American Seafoods, US government given until February 2024 to resolve settlement

An American Seafoods trawler.

A settlement between American Seafoods subsidiaries Kloosterboer International Forwarding (KIF) and Alaska Reefer Management (ARM) and the U.S. government regarding an alleged Jones Act violation must be resolved by February 2024, according to a court order.

U.S. District Court Judge Sharon L. Gleason has given the two sides until 5 February to file closing documents in the case, according to an order issued 9 January 2024.

“No additional stays will be granted in this matter absent a showing of exceptional circumstances beyond that date,” Gleason wrote in her ruling, referencing the six-month delay through which the settlement has already undergone.

A tentative agreement was signed between the parties in July 2023, with U.S. Customs and Border Protection (CBP) agreeing to eliminate nearly USD 400 million (EUR 359 million) in fines against KIF and ARM in exchange for a payment of USD 9.5 million (EUR 8.5 million) and an agreement the companies would cease using an intermodal facility in the Canadian province of New Brunswick, where it had built a short, dead-end railway CBP alleged was a “calculated and secret scheme” to avoid Jones Act rules.

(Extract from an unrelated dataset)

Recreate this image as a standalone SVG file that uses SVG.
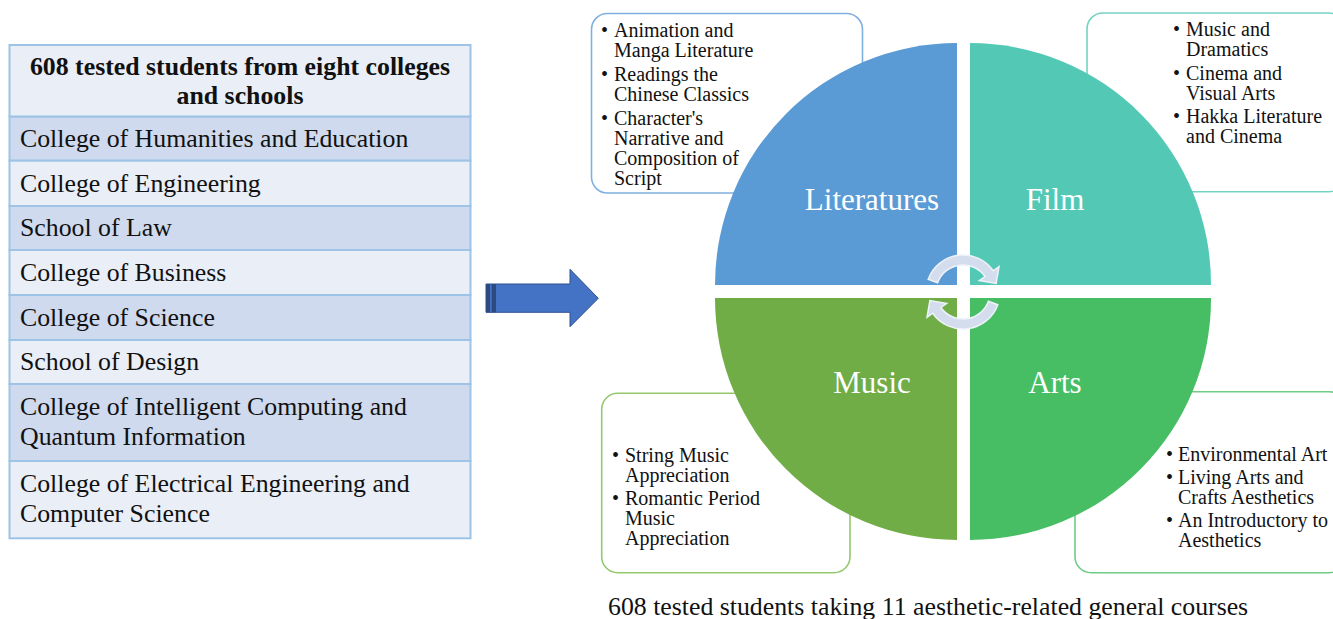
<svg xmlns="http://www.w3.org/2000/svg" width="1333" height="619" viewBox="0 0 1333 619">
  <style>
    text { font-family: "Liberation Serif", "Times New Roman", serif; fill: #111; }
    .row-dark { fill: #cfdaee; stroke: #9dc3e6; stroke-width: 2; }
    .row-light { fill: #e9eef7; stroke: #9dc3e6; stroke-width: 2; }
    .cell { font-size: 25.8px; }
    .head { font-size: 25.8px; font-weight: bold; text-anchor: middle; }
    .item { font-size: 20px; }
    .quad-label { font-size: 31px; fill: #fff; text-anchor: middle; }
    .box { fill: #fff; stroke-width: 1.6; }
    .cycle { fill: #d3ddee; stroke: #eef2f9; stroke-width: 1.5; }
  </style>

  <!-- College table -->
  <g id="college-table">
    <rect class="row-light" x="9.5" y="45" width="461" height="71.7"/>
    <text class="head" x="240" y="75">608 tested students from eight colleges</text>
    <text class="head" x="240" y="104">and schools</text>
    <rect class="row-dark" x="9.5" y="116.7" width="461" height="44"/>
    <text class="cell" x="20" y="147">College of Humanities and Education</text>
    <rect class="row-light" x="9.5" y="160.7" width="461" height="45.3"/>
    <text class="cell" x="20" y="192">College of Engineering</text>
    <rect class="row-dark" x="9.5" y="206" width="461" height="44"/>
    <text class="cell" x="20" y="236">School of Law</text>
    <rect class="row-light" x="9.5" y="250" width="461" height="45"/>
    <text class="cell" x="20" y="281">College of Business</text>
    <rect class="row-dark" x="9.5" y="295" width="461" height="45"/>
    <text class="cell" x="20" y="326">College of Science</text>
    <rect class="row-light" x="9.5" y="340" width="461" height="44"/>
    <text class="cell" x="20" y="370">School of Design</text>
    <rect class="row-dark" x="9.5" y="384" width="461" height="77"/>
    <text class="cell" x="20" y="415">College of Intelligent Computing and</text>
    <text class="cell" x="20" y="445">Quantum Information</text>
    <rect class="row-light" x="9.5" y="461" width="461" height="77.3"/>
    <text class="cell" x="20" y="492">College of Electrical Engineering and</text>
    <text class="cell" x="20" y="522">Computer Science</text>
  </g>

  <!-- Block arrow between table and course wheel -->
  <g id="connectors">
    <polygon points="486,284 570,284 570,269.3 598.3,298.3 570,326.7 570,312.3 486,312.3" fill="#4472c4" stroke="#2f528f" stroke-width="1"/>
    <rect x="486" y="284" width="4" height="28.3" fill="#2c4a80"/>
    <rect x="491.7" y="284" width="4.3" height="28.3" fill="#2c4a80"/>
  </g>

  <!-- Course lists -->
  <g id="literatures-courses">
    <rect class="box" x="591.5" y="13.5" width="271" height="179.5" rx="16" stroke="#7fb0e0"/>
    <g class="item">
      <text x="601" y="37">•</text><text x="614" y="37">Animation and</text>
      <text x="614" y="57">Manga Literature</text>
      <text x="601" y="81">•</text><text x="614" y="81">Readings the</text>
      <text x="614" y="101">Chinese Classics</text>
      <text x="601" y="125">•</text><text x="614" y="125">Character's</text>
      <text x="614" y="145">Narrative and</text>
      <text x="614" y="165">Composition of</text>
      <text x="614" y="185">Script</text>
    </g>
  </g>

  <g id="film-courses">
    <rect class="box" x="1087" y="13" width="258" height="178.7" rx="16" stroke="#74d3c3"/>
    <g class="item">
      <text x="1173" y="36">•</text><text x="1186" y="36">Music and</text>
      <text x="1186" y="56">Dramatics</text>
      <text x="1173" y="80">•</text><text x="1186" y="80">Cinema and</text>
      <text x="1186" y="100">Visual Arts</text>
      <text x="1173" y="123">•</text><text x="1186" y="123">Hakka Literature</text>
      <text x="1186" y="143">and Cinema</text>
    </g>
  </g>

  <g id="music-courses">
    <rect class="box" x="601.7" y="393.3" width="248.3" height="179.4" rx="16" stroke="#93c86f"/>
    <g class="item">
      <text x="612" y="462">•</text><text x="625" y="462">String Music</text>
      <text x="625" y="482">Appreciation</text>
      <text x="612" y="505">•</text><text x="625" y="505">Romantic Period</text>
      <text x="625" y="525">Music</text>
      <text x="625" y="545">Appreciation</text>
    </g>
  </g>

  <g id="arts-courses">
    <rect class="box" x="1075" y="391.7" width="270" height="181" rx="16" stroke="#6fcc85"/>
    <g class="item">
      <text x="1166" y="461">•</text><text x="1178" y="461">Environmental Art</text>
      <text x="1166" y="484">•</text><text x="1178" y="484">Living Arts and</text>
      <text x="1178" y="504">Crafts Aesthetics</text>
      <text x="1166" y="527">•</text><text x="1178" y="527">An Introductory to</text>
      <text x="1178" y="547">Aesthetics</text>
    </g>
  </g>

  <!-- Four-quadrant course wheel -->
  <g id="literatures">
    <path d="M957,285 L715,285 A242,242 0 0 1 957,43 Z" fill="#5b9bd5"/>
    <text class="quad-label" x="872" y="210">Literatures</text>
  </g>
  <g id="film">
    <path d="M970,285 L970,43 A241,241 0 0 1 1211,285 Z" fill="#53c9b5"/>
    <text class="quad-label" x="1055" y="210">Film</text>
  </g>
  <g id="music">
    <path d="M957,298 L957,540 A242,242 0 0 1 715,298 Z" fill="#70ad47"/>
    <text class="quad-label" x="872" y="393">Music</text>
  </g>
  <g id="arts">
    <path d="M970,298 L1211,298 A241,241 0 0 1 970,540 Z" fill="#48be64"/>
    <text class="quad-label" x="1055" y="393">Arts</text>
  </g>

  <!-- Circular cycle arrows at the wheel centre -->
  <g id="cycle-arrows">
    <path id="cycle-top" class="cycle" d="M928.2,279.3 A37,37 0 0 1 993.3,270.8 L999,266.7 L996.1,283.4 L979.4,280.5 L985.1,276.5 A27,27 0 0 0 937.6,282.8 Z"/>
    <path class="cycle" transform="rotate(180 963 292)" d="M928.2,279.3 A37,37 0 0 1 993.3,270.8 L999,266.7 L996.1,283.4 L979.4,280.5 L985.1,276.5 A27,27 0 0 0 937.6,282.8 Z"/>
  </g>

  <text id="caption" x="608" y="615" style="font-size:25.8px">608 tested students taking 11 aesthetic-related general courses</text>
</svg>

In a 4 January filing, attorneys for CBP said they expected to finalize the agreement by the end of January 2024 but requested until 5 February to provide a status report to Gleason. The railway has since been dismantled, according to satellite imagery.

In their own filing 4 January, KIF and ARM blamed the government for the “inordinate and unreasonable delay” in finalizing the settlement. They said the lack of an agreement had caused “severe detrimental economic consequences” to their businesses.

“We are now at 170 days since the settlement was reached last July nearly six months ago. The government’s extraordinary delay, as Plaintiffs repeatedly have explained, has directly interfered with Plaintiffs’ corporate transactions, its finances, and its operations because Plaintiffs remain in corporate purgatory with no formal resolution of the enormous notices of penalty levied by the government in August 2021,” the subsidiaries said. “While we understand the government has its admittedly ‘bureaucratic’ requirements, the ongoing delay is inexcusable. As a litigant, the government has an obligation to our system of justice and to this court’s patience and indulgence to complete the negotiated resolution and not to leave targets of the government’s penalties publicly exposed to the uncertainty of enormous financial penalties.”

New York City-based private equity fund Bregal Investments announced in May 2023 it planned to divest from its Bregal Partners Fund I portfolio companies, which includes American Seafoods.

American Seafoods CEO Einar Gustaffson said the sale process continues to progress and that he considered the resolution of the settlement a formality.

"We consider the matter complete," Gustaffson told SeafoodSource. "[The] news is a formality, and we remain focused on our business."